Su presencia ha sido reemplazada por la de escritores, músicos y cineastas que, salvo honrosas excepciones, son de una categoría inferior a sus predecesores. Todos sabemos quiénes son; sería indecoroso pronunciar sus nombres. Nos decía Auguste Rodin en su imprescindible testamento artístico que "la admiración es un vino generoso para los nobles espíritus". Él podía ladearse y dar, sin mayor problema, con un artista al que admirar. Sin embargo, ¿gozamos nosotros de la misma suerte? Probablemente no, ya que la nuestra es una fortuna más precaria que la del escultor francés. El pasado siempre es, a la vez, una receta y un alivio: allí hallaremos la inspiración que precisemos.  

  ¿Imagina hoy, amable lector, una belle epoque con una librería, al estilo de la parisina Shakespeare & Co, en la que se reunieran autores de la talla de Joyce, Hemingway, Stein, Pound o Fitzgerald

   Cien años antes que Zweig, Kierkegaard afirmaba en Las obras del amor que su mundo se había vuelto prudente a un grado tal que había llegado a rechazar la sabiduría. El nuestro la rechaza y, además, es inútil a la hora de producirla. Hay otros criterios que priman sobre ella: la productividad, el éxito, la apariencia. ¿Las razones? Castoriadis lamentaba, ya a finales de los noventa, la ausencia de pensadores y de músicos ilustres por el agotamiento del imaginario, pero a la explicación del teórico greco-francés habría que añadir, al menos, la imperiosa urgencia del mercado, que instaura la dictadura de lo vendible al tiempo que relega lo bello y pervierte el resto de prioridades: el arte, la reflexión, el gozo, la inspiración, la admiración.

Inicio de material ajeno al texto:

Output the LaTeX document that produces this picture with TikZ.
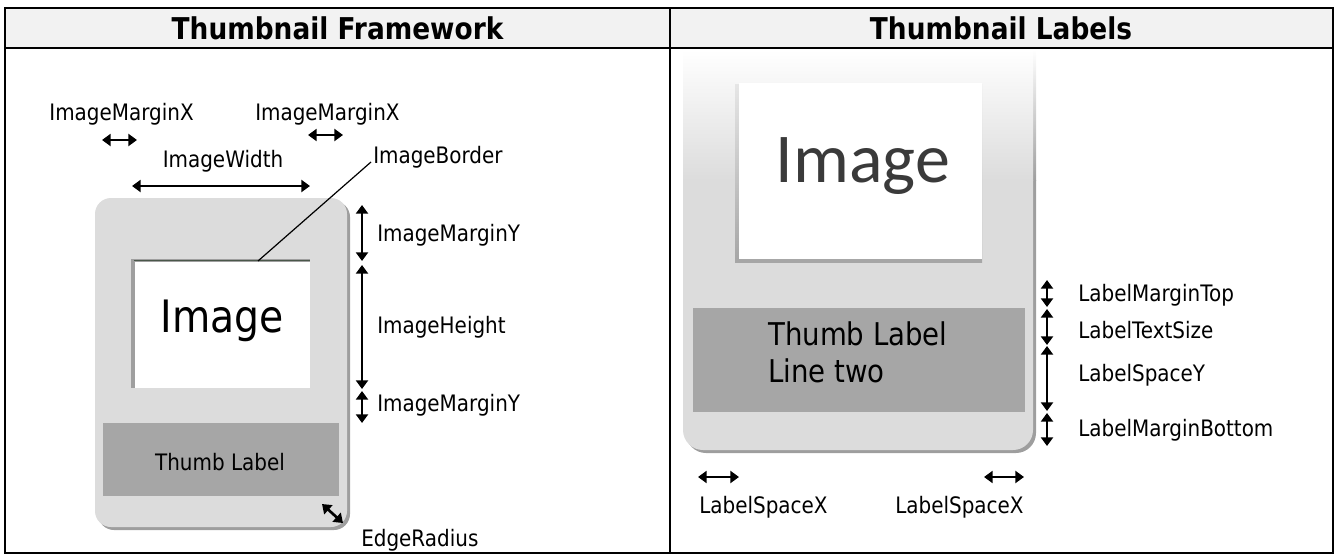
\documentclass[tikz,border=0pt]{standalone}
\usepackage{fontspec}
\setmainfont{DejaVu Sans}[FakeStretch=0.88]
\newfontfamily\imgfont{Carlito}
\usetikzlibrary{arrows.meta}
\definecolor{boxgray}{HTML}{DCDCDC}
\definecolor{shadowgray}{HTML}{9E9E9E}
\definecolor{labelgray}{HTML}{A6A6A6}
\definecolor{headgray}{HTML}{F2F2F2}
\definecolor{bordergreen}{HTML}{4A574A}
\definecolor{imgtext}{HTML}{3A3A3A}
\tikzset{
  lbl/.style={font=\fontsize{17}{20}\selectfont, inner sep=0pt},
  headtxt/.style={font=\bfseries\fontsize{22.5}{26}\selectfont, inner sep=0pt},
  dimarrow/.style={line width=2pt, {Triangle[length=6.5pt,width=9pt]}-{Triangle[length=6.5pt,width=9pt]}},
  frameline/.style={line width=2.2pt},
}
\begin{document}
\begin{tikzpicture}[x=0.75pt,y=-0.75pt]
\useasboundingbox (0,0) rectangle (1338,560);
% table
\fill[headgray] (5,8) rectangle (1333,48);
\draw[frameline] (5,8) rectangle (1333,553);
\draw[frameline] (5,48) -- (1333,48);
\draw[frameline] (670,8) -- (670,553);
\node[headtxt] (h1) at (337.5,28) {Thumbnail Framework};
\node[headtxt] (h2) at (1001,28) {Thumbnail Labels};

% ---------- left panel ----------
\fill[shadowgray, rounded corners=12pt] (98,201) rectangle (350,530);
\fill[boxgray, rounded corners=12pt] (95,198) rectangle (347,527);
\fill[gray!75] (131,259) rectangle (310,388);
\fill[white] (135,262) rectangle (310,388);
\draw[bordergreen, line width=1.4pt] (134,260.5) -- (310,260.5);
\node[inner sep=0pt, font=\fontsize{33.5}{38}\selectfont] (img1) at (222,321) {Image};
\fill[labelgray] (103,423) rectangle (339,496);
\node[lbl] (tl1) at (220,462) {Thumb Label};

\node[lbl] (mx1) at (121.5,114) {ImageMarginX};
\node[lbl, anchor=west] (mx2) at (255,114) {ImageMarginX};
\node[lbl] (iw) at (223,161) {ImageWidth};
\node[lbl, anchor=west] (ib) at (373,157) {ImageBorder};
\node[lbl, anchor=west] (my1) at (377,235) {ImageMarginY};
\node[lbl, anchor=west] (ih) at (377,327) {ImageHeight};
\node[lbl, anchor=west] (my2) at (377,405) {ImageMarginY};
\node[lbl, anchor=west] (er) at (361,540) {EdgeRadius};

\coordinate (mx1a) at (102,140); \coordinate (mx1b) at (137,140);
\coordinate (mx2a) at (308,135); \coordinate (mx2b) at (343,135);
\coordinate (iwa) at (132,186);  \coordinate (iwb) at (310,186);
\coordinate (my1a) at (362,205); \coordinate (my1b) at (362,261);
\coordinate (iha) at (362,265);  \coordinate (ihb) at (362,389);
\coordinate (my2a) at (362,391); \coordinate (my2b) at (362,423);
\coordinate (era) at (322,504);  \coordinate (erb) at (343,523);
\coordinate (brd) at (258,261);  \coordinate (brdend) at (371,162);
\draw[dimarrow] (mx1a) -- (mx1b);
\draw[dimarrow] (mx2a) -- (mx2b);
\draw[dimarrow] (iwa) -- (iwb);
\draw[dimarrow] (my1a) -- (my1b);
\draw[dimarrow] (iha) -- (ihb);
\draw[dimarrow] (my2a) -- (my2b);
\draw[dimarrow] (era) -- (erb);
\draw[line width=0.9pt] (brd) -- (brdend);

% ---------- right panel ----------
\fill[shadowgray] (686,180) [rounded corners=15pt] -- (686,453) -- (1036,453) [sharp corners] -- (1036,180) -- cycle;
\shade[top color=white, bottom color=shadowgray] (686,49.5) rectangle (1036,180.5);
\fill[boxgray] (683,180) [rounded corners=15pt] -- (683,450) -- (1033,450) [sharp corners] -- (1033,180) -- cycle;
\shade[top color=white, bottom color=boxgray] (683,49.5) rectangle (1033,180.5);
\shade[top color=gray!20, bottom color=gray!70] (735,85) rectangle (982,262);
\fill[white] (739,83) rectangle (982,259);
\node[inner sep=0pt, font=\imgfont\fontsize{52.5}{60}\selectfont, text=imgtext] (img2) at (863,166) {Image};
\fill[labelgray] (693,308) rectangle (1025,412);
\node[inner sep=0pt, anchor=west, align=left, font=\fontsize{23.5}{27.8}\selectfont] (tl2) at (768,352) {Thumb Label\\Line two};

\node[lbl, anchor=west] (lmt) at (1078,295) {LabelMarginTop};
\node[lbl, anchor=west] (lts) at (1078,330) {LabelTextSize};
\node[lbl, anchor=west] (lsy) at (1078,375) {LabelSpaceY};
\node[lbl, anchor=west] (lmb) at (1078,430) {LabelMarginBottom};
\node[lbl, anchor=west] (lsx1) at (699,507) {LabelSpaceX};
\node[lbl, anchor=west] (lsx2) at (895,507) {LabelSpaceX};

\coordinate (lmta) at (1047,280); \coordinate (lmtb) at (1047,307);
\coordinate (ltsa) at (1047,309); \coordinate (ltsb) at (1047,345);
\coordinate (lsya) at (1047,346); \coordinate (lsyb) at (1047,411);
\coordinate (lmba) at (1047,413); \coordinate (lmbb) at (1047,446);
\coordinate (sx1a) at (698,477);  \coordinate (sx1b) at (739,477);
\coordinate (sx2a) at (984,477);  \coordinate (sx2b) at (1024,477);
\draw[dimarrow] (lmta) -- (lmtb);
\draw[dimarrow] (ltsa) -- (ltsb);
\draw[dimarrow] (lsya) -- (lsyb);
\draw[dimarrow] (lmba) -- (lmbb);
\draw[dimarrow] (sx1a) -- (sx1b);
\draw[dimarrow] (sx2a) -- (sx2b);
\end{tikzpicture}
\end{document}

    Nuestra época, nosotros, precisamos preguntarnos por qué nuestra tierra es baldía, en qué instante los ilustres se vieron en peligro de extinción, a qué se debe la pérdida de los genios. Entretanto, nos abrazamos a la esperanza de Stefan Zweig, que no atrancó la puerta sin abrir inmediatamente una ventana:

   "Siempre surgirán de nuevo estos poetas en un feliz regreso, porque, a pesar de todo, la inmortalidad concede de vez en cuando esa preciosa prenda incluso a la época más indigna".